KY House Rep files bill to allow guns in schools

Frankfort, Ky.–House District 61 Representative Savannah Maddox (R-Boone, Gallatin, Grant, Kenton) recently filed House Bill 138, “an act relating to concealed deadly weapons,” in the Kentucky State Legislature.

The bill would repeal portions of existing laws that restrict the carrying of firearms in schools, local government buildings, and even airports outside of TSA-controlled areas.

Rep. Savannah Maddox (Official photo)

According to the bill summary filed with the Legislature, it would:

Repeal KRS 237.115, which interprets the application of the license to carry concealed deadly weapon statute as permitting postsecondary facilities, local governments, and units of state government to limit concealed carry in governmental buildings; amend various KRS sections to conform; amend KRS 237.110 to no longer prohibit the carrying of concealed deadly weapons in schools and specify that the prohibition of carrying concealed deadly weapons in airports is limited to areas controlled by TSA; amend KRS 527.070 to add persons with valid licenses to carry concealed deadly weapons to the list of those permitted to possess weapons in schools.

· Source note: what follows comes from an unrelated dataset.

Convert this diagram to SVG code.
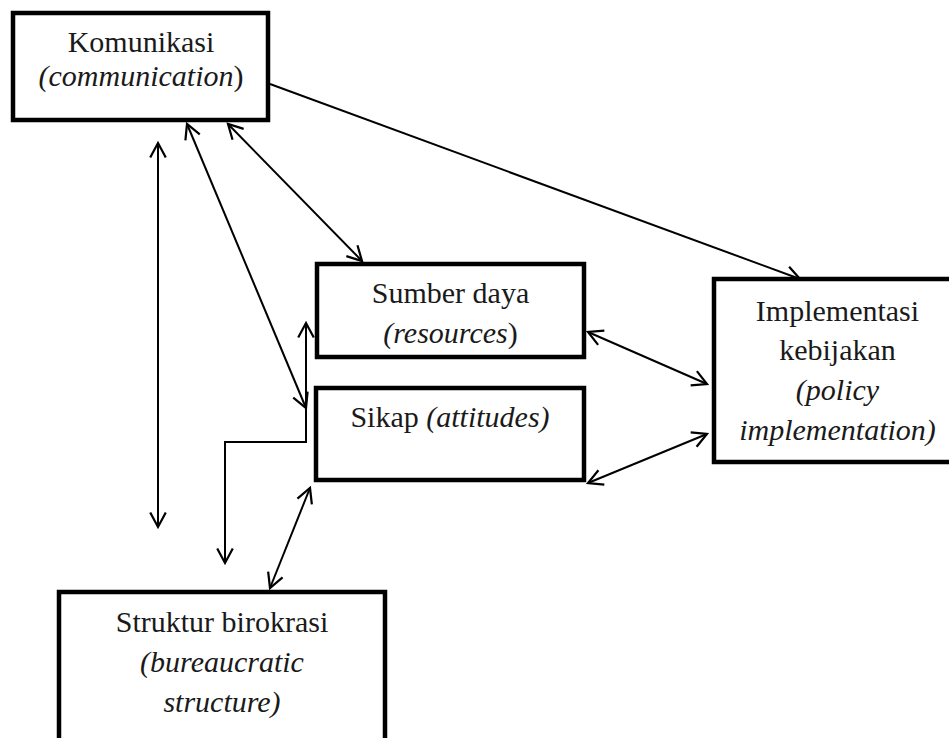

There are several arguments for and against allowing guns in schools.

Arguments for:

  • Allowing guns in schools may deter potential shooters, as they would know that there is a possibility that someone on campus could be armed and able to defend against them.
  • In the event of an active shooter situation, having armed personnel on campus could potentially save lives by being able to respond quickly and effectively.
  • Proponents of gun rights argue that individuals have the right to self-defense and should be able to exercise this right wherever they are, including in schools.

Arguments against:

  • Allowing guns in schools could lead to accidental shootings, especially if the guns are in the hands of inexperienced users.
  • The presence of guns in schools could create an environment of fear and mistrust, particularly among students who may feel unsafe knowing that there are firearms on campus.
  • Some argue that the answer to gun violence in schools is not to introduce more guns, but rather to address the root causes of violence and address issues such as mental health, poverty, and access to guns.

It’s not yet clear if the bills has the votes to pass. The GOP has a veto-proof supermajority in both chambers.